When \( x > 0 \), both \( x \) and \( e^{-x^2} \) are positive. Multiplying these positive values ensures that \( p(x) \) remains non-negative. Moreover, for \( x \leq 0 \), \( p(x) \) is defined as 0, which is non-negative. Therefore, in all cases, \( p(x) \geq 0 \), fulfilling the non-negativity requirement for a PDF.

One essential criterion for a probability density function is that its integral over the entire possible range should equal 1. This ensures that the total probability sums up to 100%, as probabilities are always fractions of a whole. Sometimes, we deal with integrals that have infinite limits, known as improper integrals.

In the provided exercise, the function \( p(x) \) is defined only for \( x > 0 \). We need to compute the integral of \( p(x) = xe^{-x^2} \) over this range, denoted as \( \int_{0}^{\infty} xe^{-x^2} \, dx \).

Solving this involves evaluating an improper integral, as the upper limit extends to infinity. After calculating, we find the resulting integral equals \( \frac{1}{2} \). This result shows the total integrated probability does not equal 1, but instead 0.5, indicating \( p(x) \) does not satisfy the integral property of a probability density function.

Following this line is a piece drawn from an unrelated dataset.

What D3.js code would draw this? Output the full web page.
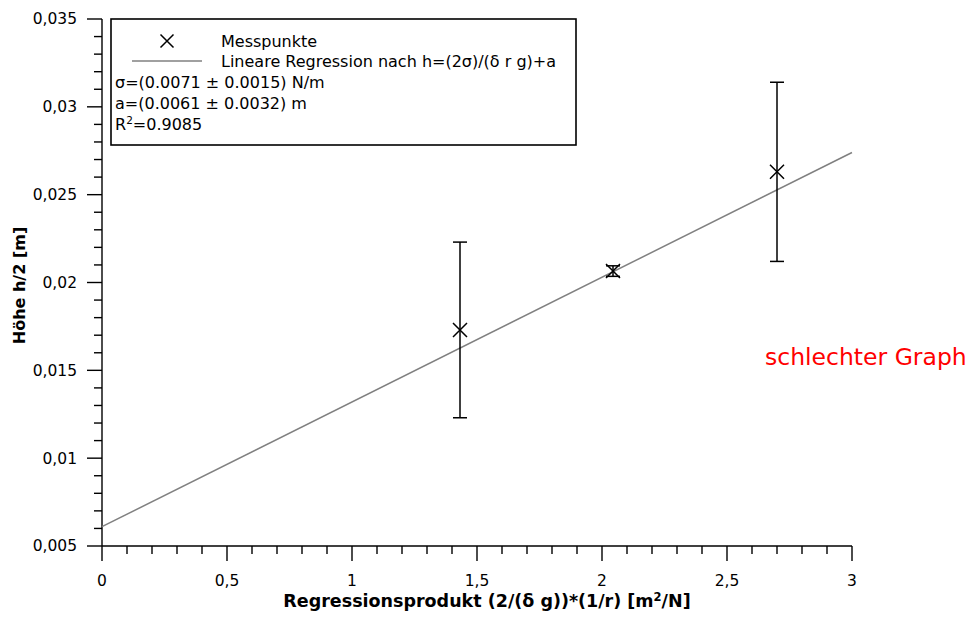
<!DOCTYPE html>
<html>
<head>
<meta charset="utf-8">
<script src="https://cdn.jsdelivr.net/npm/d3@7"></script>
<style>
  html, body { margin: 0; padding: 0; background: #fff; }
  svg { display: block; }
  text { font-family: "DejaVu Sans", Verdana, sans-serif; }
</style>
</head>
<body>
<svg id="chart" width="971" height="619"></svg>
<script>
// ---- data ----
const xValues = [1.432, 2.044, 2.700];
const yValues = [0.0173, 0.02065, 0.02630];
const yErrors = [0.0050, 0.0003, 0.0051];
const fitSlope = 0.0071;       // sigma
const fitIntercept = 0.0061;   // a
const xTickValues = [0, 0.5, 1, 1.5, 2, 2.5, 3];
const xTickLabels = ["0", "0,5", "1", "1,5", "2", "2,5", "3"];
const yTickValues = [0.005, 0.01, 0.015, 0.02, 0.025, 0.03, 0.035];
const yTickLabels = ["0,005", "0,01", "0,015", "0,02", "0,025", "0,03", "0,035"];
const legendLines = ["σ=(0.0071 ± 0.0015) N/m", "a=(0.0061 ± 0.0032) m"];

const svg = d3.select("#chart");
const pLeft = 102, pRight = 852, pTop = 19, pBottom = 546;

const x = d3.scaleLinear().domain([0, 3]).range([pLeft, pRight]);
const y = d3.scaleLinear().domain([0.005, 0.035]).range([pBottom, pTop]);

// minor ticks
const xMinor = d3.range(0, 3.0001, 0.1).map(v => +v.toFixed(2)).filter(v => !xTickValues.some(t => Math.abs(t - v) < 1e-6));
const yMinor = d3.range(0.005, 0.03501, 0.001).map(v => +v.toFixed(4)).filter(v => !yTickValues.some(t => Math.abs(t - v) < 1e-7));

const ax = svg.append("g").attr("stroke", "#000").attr("stroke-width", 1.4);
ax.append("line").attr("x1", pLeft).attr("x2", pRight).attr("y1", pBottom).attr("y2", pBottom);
ax.append("line").attr("x1", pLeft).attr("x2", pLeft).attr("y1", pTop).attr("y2", pBottom);
ax.selectAll(".xM").data(xTickValues).join("line")
  .attr("x1", d => x(d)).attr("x2", d => x(d)).attr("y1", pBottom).attr("y2", pBottom + 15);
ax.selectAll(".xm").data(xMinor).join("line")
  .attr("x1", d => x(d)).attr("x2", d => x(d)).attr("y1", pBottom).attr("y2", pBottom + 8);
ax.selectAll(".yM").data(yTickValues).join("line")
  .attr("x1", pLeft - 15).attr("x2", pLeft).attr("y1", d => y(d)).attr("y2", d => y(d));
ax.selectAll(".ym").data(yMinor).join("line")
  .attr("x1", pLeft - 8).attr("x2", pLeft).attr("y1", d => y(d)).attr("y2", d => y(d));

// tick labels
svg.append("g").selectAll("text").data(xTickValues).join("text")
  .attr("x", d => x(d)).attr("y", pBottom + 40)
  .attr("text-anchor", "middle").attr("font-size", 15.5).attr("fill", "#000")
  .text((d, i) => xTickLabels[i]);
svg.append("g").selectAll("text").data(yTickValues).join("text")
  .attr("x", pLeft - 25).attr("y", d => y(d)).attr("dy", "0.35em")
  .attr("text-anchor", "end").attr("font-size", 15.5).attr("fill", "#000")
  .text((d, i) => yTickLabels[i]);

// axis titles
const xt = svg.append("text").attr("x", 487).attr("y", 607)
  .attr("text-anchor", "middle").attr("font-size", 17.5).attr("font-weight", "bold");
xt.append("tspan").text("Regressionsprodukt (2/(δ g))*(1/r) [m");
xt.append("tspan").attr("font-size", 11.5).attr("dy", -6).text("2");
xt.append("tspan").attr("dy", 6).text("/N]");

svg.append("text").attr("transform", `translate(25,${(pTop + pBottom) / 2 + 3}) rotate(-90)`)
  .attr("text-anchor", "middle").attr("font-size", 16).attr("font-weight", "bold")
  .text("Höhe h/2 [m]");

// regression line
svg.append("line")
  .attr("x1", x(0)).attr("y1", y(fitIntercept))
  .attr("x2", x(3)).attr("y2", y(fitIntercept + fitSlope * 3))
  .attr("stroke", "#808080").attr("stroke-width", 1.5);

// error bars
const eb = svg.append("g").attr("stroke", "#000").attr("stroke-width", 1.5);
xValues.forEach((xv, i) => {
  const cx = x(xv), yt = y(yValues[i] + yErrors[i]), yb = y(yValues[i] - yErrors[i]);
  eb.append("line").attr("x1", cx).attr("x2", cx).attr("y1", yt).attr("y2", yb);
  eb.append("line").attr("x1", cx - 7).attr("x2", cx + 7).attr("y1", yt).attr("y2", yt);
  eb.append("line").attr("x1", cx - 7).attr("x2", cx + 7).attr("y1", yb).attr("y2", yb);
});

// markers
function cross(g, cx, cy, s) {
  g.append("path").attr("d", `M${cx - s},${cy - s}L${cx + s},${cy + s}M${cx - s},${cy + s}L${cx + s},${cy - s}`)
    .attr("stroke", "#000").attr("stroke-width", 1.5).attr("fill", "none");
}
const mk = svg.append("g");
xValues.forEach((xv, i) => cross(mk, x(xv), y(yValues[i]), 7));

// legend
const lg = svg.append("g");
lg.append("rect").attr("x", 111).attr("y", 19).attr("width", 465).attr("height", 126)
  .attr("fill", "#fff").attr("stroke", "#000").attr("stroke-width", 1.6);
cross(lg, 167, 41, 6.5);
lg.append("text").attr("x", 221).attr("y", 47).attr("font-size", 16).text("Messpunkte");
lg.append("line").attr("x1", 132).attr("x2", 202).attr("y1", 61).attr("y2", 61)
  .attr("stroke", "#808080").attr("stroke-width", 1.5);
lg.append("text").attr("x", 221).attr("y", 67).attr("font-size", 16).text("Lineare Regression nach h=(2σ)/(δ r g)+a");
legendLines.forEach((t, i) => {
  lg.append("text").attr("x", 115).attr("y", 88 + i * 21).attr("font-size", 16).text(t);
});
const r2 = lg.append("text").attr("x", 115).attr("y", 130).attr("font-size", 16);
r2.append("tspan").text("R");
r2.append("tspan").attr("font-size", 10.5).attr("dy", -6).text("2");
r2.append("tspan").attr("dy", 6).text("=0.9085");

// annotation
svg.append("text").attr("x", 765).attr("y", 365)
  .attr("font-family", "'Liberation Sans', Arial, sans-serif").attr("font-size", 23.5)
  .attr("fill", "#ff0000").text("schlechter Graph");
</script>
</body>
</html>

Integration by substitution is a handy mathematical technique often used to simplify complicated integrals. In essence, it allows us to swap out variables to make the integral easier to manage. It's like solving a puzzle by rearranging the pieces to reveal the picture.

In this case, we have the integral \( \int_{0}^{\infty} xe^{-x^2} \, dx \). At first glance, this is a bit complex to solve directly. To ease the process, we use substitution. Let us set a substitution where \( u = x^2 \), leading to \( du = 2x \, dx \), implying \( x \, dx = \frac{1}{2} \, du \).

Thus, the integral transforms to \( \frac{1}{2} \int_{0}^{\infty} e^{-u} \, du \). This simplified integral is much easier to evaluate. The integral of \( e^{-u} \) from 0 to infinity is a common result equalling 1. Multiplying by the \( \frac{1}{2} \) factor from our substitution yields \( \frac{1}{2} \).

This process elegantly shows how substitution can transform an intimidating integral into a manageable form. However, in the context of the original problem, the final integrated value of \( \frac{1}{2} \) indicates that \( p(x) \) isn't a true probability density function.